((

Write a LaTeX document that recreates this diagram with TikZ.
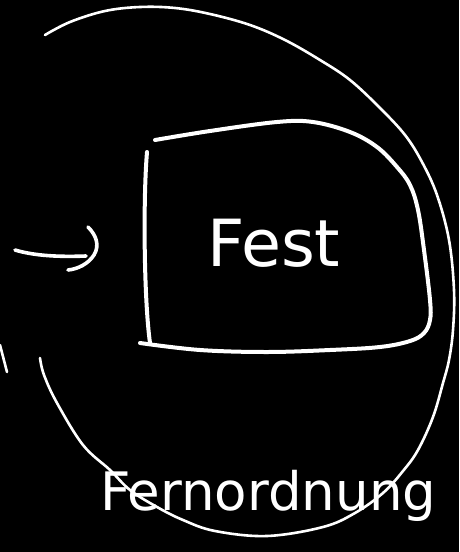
\documentclass[tikz,border=0pt]{standalone}
\usepackage{fontspec}
\setmainfont{DejaVu Sans}
\begin{document}
\begin{tikzpicture}[x=1pt,y=-1pt, line cap=round, line join=round,
 sketch/.style={draw=white, line width=2.6pt},
 boxline/.style={draw=white, line width=4pt},
 arrowline/.style={draw=white, line width=3.6pt},
 hand/.style={text=white, inner sep=0pt}]
\fill[black] (0,0) rectangle (459,552);
\useasboundingbox (0,0) rectangle (459,552);
% large circle
\draw[sketch] plot[smooth, tension=0.6] coordinates {(45,35) (70,22) (105,11) (140,7) (175,8) (210,14) (250,25) (285,40) (320,60) (350,80) (380,108) (405,135) (422,162) (437,195) (449,240) (454,290) (453,330) (449,360) (443,383) (433,417) (418,450) (403,471) (383,493) (355,513) (323,527) (267,536) (215,531) (183,520) (157,507) (130,490) (110,470) (83,445) (57,403) (44,375) (40,358)};
\draw[sketch] (0,345) -- (7,372);
% box
\draw[boxline] plot[smooth, tension=0.6] coordinates {(155,140) (210,131) (277,122) (313,122) (350,132) (377,147) (397,167) (410,185) (418,210) (424,250) (430,300) (430,320) (424,333) (410,341) (380,347) (330,350) (267,352) (200,350) (140,343)};
\draw[boxline] (147,152) .. controls (143,200) and (144,300) .. (150,343);
% arrow
\draw[arrowline] (15,250) .. controls (35,256) and (60,257) .. (86,256);
\draw[arrowline] (88,227) .. controls (96,235) and (100,245) .. (94,255) .. controls (88,264) and (78,269) .. (68,270);
% texts
\node[hand, anchor=base west, font=\fontsize{65}{65}\selectfont] (fest) at (207,266) {Fest};
\node[hand, anchor=base west, font=\fontsize{53}{53}\selectfont] (fern) at (100,510) {Fernordnung};
\end{tikzpicture}
\end{document}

))

| What the exercise asks |
Are you able to set down all the lines above exactly, without any pictures?

| Exercise response |
Write a LaTeX document that recreates this diagram with TikZ.
\documentclass[tikz,border=0pt]{standalone}
\usepackage{fontspec}
\setmainfont{DejaVu Sans}
\begin{document}
\begin{tikzpicture}[x=1pt,y=-1pt, line cap=round, line join=round,
 sketch/.style={draw=white, line width=2.6pt},
 boxline/.style={draw=white, line width=4pt},
 arrowline/.style={draw=white, line width=3.6pt},
 hand/.style={text=white, inner sep=0pt}]
\fill[black] (0,0) rectangle (459,552);
\useasboundingbox (0,0) rectangle (459,552);
% large circle
\draw[sketch] plot[smooth, tension=0.6] coordinates {(45,35) (70,22) (105,11) (140,7) (175,8) (210,14) (250,25) (285,40) (320,60) (350,80) (380,108) (405,135) (422,162) (437,195) (449,240) (454,290) (453,330) (449,360) (443,383) (433,417) (418,450) (403,471) (383,493) (355,513) (323,527) (267,536) (215,531) (183,520) (157,507) (130,490) (110,470) (83,445) (57,403) (44,375) (40,358)};
\draw[sketch] (0,345) -- (7,372);
% box
\draw[boxline] plot[smooth, tension=0.6] coordinates {(155,140) (210,131) (277,122) (313,122) (350,132) (377,147) (397,167) (410,185) (418,210) (424,250) (430,300) (430,320) (424,333) (410,341) (380,347) (330,350) (267,352) (200,350) (140,343)};
\draw[boxline] (147,152) .. controls (143,200) and (144,300) .. (150,343);
% arrow
\draw[arrowline] (15,250) .. controls (35,256) and (60,257) .. (86,256);
\draw[arrowline] (88,227) .. controls (96,235) and (100,245) .. (94,255) .. controls (88,264) and (78,269) .. (68,270);
% texts
\node[hand, anchor=base west, font=\fontsize{65}{65}\selectfont] (fest) at (207,266) {Fest};
\node[hand, anchor=base west, font=\fontsize{53}{53}\selectfont] (fern) at (100,510) {Fernordnung};
\end{tikzpicture}
\end{document}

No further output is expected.